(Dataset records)
>> Begin
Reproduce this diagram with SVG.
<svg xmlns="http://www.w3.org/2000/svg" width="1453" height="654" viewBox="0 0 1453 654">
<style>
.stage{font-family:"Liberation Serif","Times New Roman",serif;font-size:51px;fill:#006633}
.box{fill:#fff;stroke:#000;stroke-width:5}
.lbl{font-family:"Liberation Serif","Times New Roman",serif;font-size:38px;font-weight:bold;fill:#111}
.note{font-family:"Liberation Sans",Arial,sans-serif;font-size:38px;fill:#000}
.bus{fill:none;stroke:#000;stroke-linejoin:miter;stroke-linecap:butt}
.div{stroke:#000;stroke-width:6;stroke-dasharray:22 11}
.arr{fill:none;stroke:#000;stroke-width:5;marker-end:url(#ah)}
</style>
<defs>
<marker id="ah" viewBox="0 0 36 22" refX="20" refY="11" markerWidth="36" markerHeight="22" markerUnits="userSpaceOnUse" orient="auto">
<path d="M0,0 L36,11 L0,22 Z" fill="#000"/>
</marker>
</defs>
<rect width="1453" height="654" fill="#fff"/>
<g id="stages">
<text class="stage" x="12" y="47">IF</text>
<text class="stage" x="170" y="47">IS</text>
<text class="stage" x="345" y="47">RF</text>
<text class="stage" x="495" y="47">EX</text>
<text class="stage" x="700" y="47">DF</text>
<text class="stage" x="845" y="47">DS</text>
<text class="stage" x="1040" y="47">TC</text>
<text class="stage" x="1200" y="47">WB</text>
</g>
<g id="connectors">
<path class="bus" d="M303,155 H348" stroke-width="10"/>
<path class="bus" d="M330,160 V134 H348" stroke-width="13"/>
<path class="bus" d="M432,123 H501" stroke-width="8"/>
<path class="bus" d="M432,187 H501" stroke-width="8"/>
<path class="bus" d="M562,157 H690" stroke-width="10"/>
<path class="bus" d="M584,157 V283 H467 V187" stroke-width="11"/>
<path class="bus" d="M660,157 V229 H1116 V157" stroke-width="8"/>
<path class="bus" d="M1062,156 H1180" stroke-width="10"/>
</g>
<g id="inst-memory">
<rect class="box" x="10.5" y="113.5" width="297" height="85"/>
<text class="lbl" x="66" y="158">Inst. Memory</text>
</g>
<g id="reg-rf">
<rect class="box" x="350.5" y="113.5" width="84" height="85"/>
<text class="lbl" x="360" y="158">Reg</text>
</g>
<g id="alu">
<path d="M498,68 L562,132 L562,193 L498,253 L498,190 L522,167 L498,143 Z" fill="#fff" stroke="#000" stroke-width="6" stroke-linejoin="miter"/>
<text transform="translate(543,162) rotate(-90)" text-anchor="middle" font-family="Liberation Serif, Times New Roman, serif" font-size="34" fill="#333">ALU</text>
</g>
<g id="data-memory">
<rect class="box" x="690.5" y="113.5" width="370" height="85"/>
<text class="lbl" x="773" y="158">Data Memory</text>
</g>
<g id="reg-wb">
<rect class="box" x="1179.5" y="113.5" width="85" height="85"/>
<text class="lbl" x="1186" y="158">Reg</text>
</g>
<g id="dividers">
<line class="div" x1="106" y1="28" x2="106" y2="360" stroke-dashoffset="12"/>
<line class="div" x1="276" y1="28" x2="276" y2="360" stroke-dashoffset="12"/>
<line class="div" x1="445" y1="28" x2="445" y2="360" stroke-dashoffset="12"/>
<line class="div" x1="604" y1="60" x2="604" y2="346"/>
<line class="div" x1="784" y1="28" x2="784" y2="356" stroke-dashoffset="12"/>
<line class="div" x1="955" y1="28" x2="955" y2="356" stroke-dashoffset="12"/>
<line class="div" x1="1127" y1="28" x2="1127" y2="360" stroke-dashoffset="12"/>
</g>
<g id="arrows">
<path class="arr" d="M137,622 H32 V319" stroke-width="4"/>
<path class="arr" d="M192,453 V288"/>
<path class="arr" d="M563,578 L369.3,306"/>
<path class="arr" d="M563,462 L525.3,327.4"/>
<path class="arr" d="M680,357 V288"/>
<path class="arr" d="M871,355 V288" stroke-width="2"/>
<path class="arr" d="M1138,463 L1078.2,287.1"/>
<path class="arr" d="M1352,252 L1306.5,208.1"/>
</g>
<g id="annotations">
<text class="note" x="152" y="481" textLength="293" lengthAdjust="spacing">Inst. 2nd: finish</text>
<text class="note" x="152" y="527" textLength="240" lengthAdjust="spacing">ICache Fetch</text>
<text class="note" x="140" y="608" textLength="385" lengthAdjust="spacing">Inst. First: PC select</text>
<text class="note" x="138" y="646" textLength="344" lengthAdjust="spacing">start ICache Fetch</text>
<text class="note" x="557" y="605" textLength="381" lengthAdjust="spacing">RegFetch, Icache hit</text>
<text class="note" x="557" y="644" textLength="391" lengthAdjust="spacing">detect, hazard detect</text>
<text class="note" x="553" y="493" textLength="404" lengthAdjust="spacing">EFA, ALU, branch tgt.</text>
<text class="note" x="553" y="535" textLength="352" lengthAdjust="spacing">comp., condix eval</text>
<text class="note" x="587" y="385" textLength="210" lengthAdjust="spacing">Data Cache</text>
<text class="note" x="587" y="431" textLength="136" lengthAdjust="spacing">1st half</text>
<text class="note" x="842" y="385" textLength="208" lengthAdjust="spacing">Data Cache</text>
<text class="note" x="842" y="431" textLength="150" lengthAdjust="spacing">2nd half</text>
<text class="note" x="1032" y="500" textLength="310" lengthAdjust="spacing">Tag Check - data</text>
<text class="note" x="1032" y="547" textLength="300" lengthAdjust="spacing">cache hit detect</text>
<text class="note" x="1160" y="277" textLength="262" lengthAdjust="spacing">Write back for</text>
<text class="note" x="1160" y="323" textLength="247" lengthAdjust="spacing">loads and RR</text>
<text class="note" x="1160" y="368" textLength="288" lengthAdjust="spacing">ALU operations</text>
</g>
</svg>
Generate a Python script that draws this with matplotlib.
>> End
>> Begin
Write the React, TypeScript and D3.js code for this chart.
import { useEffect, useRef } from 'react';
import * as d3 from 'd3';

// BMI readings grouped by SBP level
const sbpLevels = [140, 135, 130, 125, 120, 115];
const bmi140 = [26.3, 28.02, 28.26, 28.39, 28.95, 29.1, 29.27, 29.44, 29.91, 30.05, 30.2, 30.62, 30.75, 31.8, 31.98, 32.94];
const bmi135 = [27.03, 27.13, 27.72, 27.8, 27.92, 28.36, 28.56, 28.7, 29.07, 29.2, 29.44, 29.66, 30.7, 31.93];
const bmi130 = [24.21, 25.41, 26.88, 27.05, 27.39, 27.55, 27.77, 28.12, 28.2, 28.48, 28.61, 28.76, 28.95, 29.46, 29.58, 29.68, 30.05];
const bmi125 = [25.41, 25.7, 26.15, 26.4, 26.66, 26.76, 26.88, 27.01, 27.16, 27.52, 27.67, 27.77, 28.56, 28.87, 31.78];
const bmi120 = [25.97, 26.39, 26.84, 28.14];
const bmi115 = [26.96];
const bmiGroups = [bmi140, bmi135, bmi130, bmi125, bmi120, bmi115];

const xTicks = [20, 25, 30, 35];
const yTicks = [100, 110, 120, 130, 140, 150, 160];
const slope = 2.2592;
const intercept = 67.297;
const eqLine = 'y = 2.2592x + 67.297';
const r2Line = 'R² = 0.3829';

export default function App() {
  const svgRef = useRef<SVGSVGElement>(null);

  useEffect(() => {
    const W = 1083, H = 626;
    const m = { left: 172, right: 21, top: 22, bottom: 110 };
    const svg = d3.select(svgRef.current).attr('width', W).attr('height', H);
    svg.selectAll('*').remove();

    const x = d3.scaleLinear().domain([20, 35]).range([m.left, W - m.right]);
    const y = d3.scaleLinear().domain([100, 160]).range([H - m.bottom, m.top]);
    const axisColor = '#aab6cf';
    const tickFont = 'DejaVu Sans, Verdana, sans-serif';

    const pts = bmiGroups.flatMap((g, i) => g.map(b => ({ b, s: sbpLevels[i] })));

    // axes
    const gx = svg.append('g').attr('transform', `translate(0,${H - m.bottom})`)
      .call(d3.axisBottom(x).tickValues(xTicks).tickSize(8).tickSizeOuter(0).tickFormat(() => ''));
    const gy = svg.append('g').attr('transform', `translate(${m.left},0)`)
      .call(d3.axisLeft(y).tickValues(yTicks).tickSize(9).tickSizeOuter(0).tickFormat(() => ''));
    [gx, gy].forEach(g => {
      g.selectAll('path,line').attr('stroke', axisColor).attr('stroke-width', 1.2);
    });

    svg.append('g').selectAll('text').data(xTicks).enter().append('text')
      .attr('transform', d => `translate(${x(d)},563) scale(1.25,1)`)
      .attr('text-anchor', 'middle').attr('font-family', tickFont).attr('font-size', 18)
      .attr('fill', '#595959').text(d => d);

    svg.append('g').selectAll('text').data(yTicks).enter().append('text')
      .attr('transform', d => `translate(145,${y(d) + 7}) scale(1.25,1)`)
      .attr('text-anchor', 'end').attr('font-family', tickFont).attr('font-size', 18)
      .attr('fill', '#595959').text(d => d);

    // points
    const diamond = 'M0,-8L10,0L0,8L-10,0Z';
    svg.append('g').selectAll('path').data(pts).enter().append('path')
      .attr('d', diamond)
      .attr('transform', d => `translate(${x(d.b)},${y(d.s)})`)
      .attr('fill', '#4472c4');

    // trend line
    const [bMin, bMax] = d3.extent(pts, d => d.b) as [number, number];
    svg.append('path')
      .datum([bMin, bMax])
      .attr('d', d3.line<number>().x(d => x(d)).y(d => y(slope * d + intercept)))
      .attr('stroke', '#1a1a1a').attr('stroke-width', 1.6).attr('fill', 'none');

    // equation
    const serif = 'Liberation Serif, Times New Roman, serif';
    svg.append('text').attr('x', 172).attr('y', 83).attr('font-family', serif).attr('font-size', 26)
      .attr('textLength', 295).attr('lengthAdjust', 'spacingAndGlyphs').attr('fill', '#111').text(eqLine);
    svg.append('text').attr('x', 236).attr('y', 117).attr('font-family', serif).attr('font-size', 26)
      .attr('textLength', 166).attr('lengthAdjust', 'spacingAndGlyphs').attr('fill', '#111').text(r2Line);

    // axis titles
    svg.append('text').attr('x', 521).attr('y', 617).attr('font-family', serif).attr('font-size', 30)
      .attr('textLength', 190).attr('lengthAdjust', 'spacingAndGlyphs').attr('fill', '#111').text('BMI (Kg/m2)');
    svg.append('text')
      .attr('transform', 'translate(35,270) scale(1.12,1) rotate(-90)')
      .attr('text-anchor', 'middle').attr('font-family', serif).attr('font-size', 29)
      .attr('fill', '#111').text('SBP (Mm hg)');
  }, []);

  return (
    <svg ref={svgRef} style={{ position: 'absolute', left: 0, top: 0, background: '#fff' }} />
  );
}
>> End
>> Begin
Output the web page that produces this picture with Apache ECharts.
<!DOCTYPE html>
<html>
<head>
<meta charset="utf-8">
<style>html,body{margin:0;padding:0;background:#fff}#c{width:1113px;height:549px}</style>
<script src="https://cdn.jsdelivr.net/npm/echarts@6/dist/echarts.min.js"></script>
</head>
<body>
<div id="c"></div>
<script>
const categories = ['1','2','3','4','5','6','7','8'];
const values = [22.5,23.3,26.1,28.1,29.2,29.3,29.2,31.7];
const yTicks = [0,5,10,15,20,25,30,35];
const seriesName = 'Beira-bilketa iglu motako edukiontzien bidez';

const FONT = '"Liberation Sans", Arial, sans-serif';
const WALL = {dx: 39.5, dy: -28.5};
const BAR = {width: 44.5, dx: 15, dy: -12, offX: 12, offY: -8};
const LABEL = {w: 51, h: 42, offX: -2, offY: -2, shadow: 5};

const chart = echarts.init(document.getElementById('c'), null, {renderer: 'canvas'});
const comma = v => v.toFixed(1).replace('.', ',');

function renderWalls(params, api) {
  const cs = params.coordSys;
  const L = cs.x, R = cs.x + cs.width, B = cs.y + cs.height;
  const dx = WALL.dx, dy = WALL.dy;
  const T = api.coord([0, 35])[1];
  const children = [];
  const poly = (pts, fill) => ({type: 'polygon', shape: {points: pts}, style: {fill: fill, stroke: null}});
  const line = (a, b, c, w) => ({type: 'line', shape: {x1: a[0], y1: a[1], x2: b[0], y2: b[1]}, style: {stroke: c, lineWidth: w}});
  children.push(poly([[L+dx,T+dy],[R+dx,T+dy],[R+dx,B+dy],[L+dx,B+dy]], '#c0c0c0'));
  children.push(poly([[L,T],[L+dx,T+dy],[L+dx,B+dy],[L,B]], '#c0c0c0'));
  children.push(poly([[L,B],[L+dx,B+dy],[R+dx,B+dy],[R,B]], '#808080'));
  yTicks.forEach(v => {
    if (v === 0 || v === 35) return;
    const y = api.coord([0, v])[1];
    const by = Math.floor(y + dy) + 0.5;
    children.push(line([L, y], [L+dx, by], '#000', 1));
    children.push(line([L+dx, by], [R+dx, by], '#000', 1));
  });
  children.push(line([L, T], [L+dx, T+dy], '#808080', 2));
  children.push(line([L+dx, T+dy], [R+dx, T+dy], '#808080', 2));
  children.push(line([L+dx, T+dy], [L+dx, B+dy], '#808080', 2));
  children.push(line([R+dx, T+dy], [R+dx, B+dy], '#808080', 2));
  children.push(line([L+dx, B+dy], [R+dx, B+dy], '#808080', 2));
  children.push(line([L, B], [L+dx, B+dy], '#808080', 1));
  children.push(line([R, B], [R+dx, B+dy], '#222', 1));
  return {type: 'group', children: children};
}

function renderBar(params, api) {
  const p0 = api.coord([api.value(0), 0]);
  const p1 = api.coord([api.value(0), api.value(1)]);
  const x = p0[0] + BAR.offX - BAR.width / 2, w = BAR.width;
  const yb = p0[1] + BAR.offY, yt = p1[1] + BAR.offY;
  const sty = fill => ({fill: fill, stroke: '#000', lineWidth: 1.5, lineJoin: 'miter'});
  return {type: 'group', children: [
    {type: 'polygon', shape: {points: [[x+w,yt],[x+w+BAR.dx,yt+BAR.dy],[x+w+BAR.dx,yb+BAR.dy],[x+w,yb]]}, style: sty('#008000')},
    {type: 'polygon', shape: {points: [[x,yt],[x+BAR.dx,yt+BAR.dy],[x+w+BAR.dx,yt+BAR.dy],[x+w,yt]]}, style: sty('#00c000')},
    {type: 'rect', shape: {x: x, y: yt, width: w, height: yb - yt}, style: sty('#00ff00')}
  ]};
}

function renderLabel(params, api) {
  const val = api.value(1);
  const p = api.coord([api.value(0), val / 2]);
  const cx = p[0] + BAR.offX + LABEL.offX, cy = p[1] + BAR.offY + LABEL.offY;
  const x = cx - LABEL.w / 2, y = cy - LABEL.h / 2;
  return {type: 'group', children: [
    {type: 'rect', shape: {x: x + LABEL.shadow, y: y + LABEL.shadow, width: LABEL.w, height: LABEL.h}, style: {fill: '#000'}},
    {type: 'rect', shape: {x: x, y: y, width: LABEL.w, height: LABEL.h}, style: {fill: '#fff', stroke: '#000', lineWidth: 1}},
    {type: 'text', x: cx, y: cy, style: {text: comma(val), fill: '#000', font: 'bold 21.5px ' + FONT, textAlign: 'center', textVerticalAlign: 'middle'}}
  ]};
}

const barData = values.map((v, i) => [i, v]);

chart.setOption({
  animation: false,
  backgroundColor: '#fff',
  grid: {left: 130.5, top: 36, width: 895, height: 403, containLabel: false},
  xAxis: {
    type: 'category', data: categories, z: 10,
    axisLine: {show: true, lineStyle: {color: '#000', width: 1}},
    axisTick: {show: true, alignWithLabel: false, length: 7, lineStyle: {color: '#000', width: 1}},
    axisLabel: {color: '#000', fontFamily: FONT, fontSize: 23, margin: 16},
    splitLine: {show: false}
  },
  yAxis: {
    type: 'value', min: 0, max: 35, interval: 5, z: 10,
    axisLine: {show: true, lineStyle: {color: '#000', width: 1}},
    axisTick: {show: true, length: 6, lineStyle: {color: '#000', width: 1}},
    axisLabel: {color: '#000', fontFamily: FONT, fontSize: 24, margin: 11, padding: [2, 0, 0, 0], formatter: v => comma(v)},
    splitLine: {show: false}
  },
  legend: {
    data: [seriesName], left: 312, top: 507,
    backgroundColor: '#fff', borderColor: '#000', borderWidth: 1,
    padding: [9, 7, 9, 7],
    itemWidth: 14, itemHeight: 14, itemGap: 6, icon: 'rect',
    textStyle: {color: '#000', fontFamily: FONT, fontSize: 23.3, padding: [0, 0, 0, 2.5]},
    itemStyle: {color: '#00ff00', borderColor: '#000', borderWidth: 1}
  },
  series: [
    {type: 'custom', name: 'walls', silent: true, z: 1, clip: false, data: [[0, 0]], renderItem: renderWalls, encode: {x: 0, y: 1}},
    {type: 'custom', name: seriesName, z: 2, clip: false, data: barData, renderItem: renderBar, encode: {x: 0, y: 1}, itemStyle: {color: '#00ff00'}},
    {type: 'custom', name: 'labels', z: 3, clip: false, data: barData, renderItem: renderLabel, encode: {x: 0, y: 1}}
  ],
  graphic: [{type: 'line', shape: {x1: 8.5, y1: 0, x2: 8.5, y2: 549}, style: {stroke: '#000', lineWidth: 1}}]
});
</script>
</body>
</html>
>> End
Gather and copy every line of the data in which the string "Write" is found.

* **CORRECT RESULT**:
<text class="note" x="1160" y="277" textLength="262" lengthAdjust="spacing">Write back for</text>
Write the React, TypeScript and D3.js code for this chart.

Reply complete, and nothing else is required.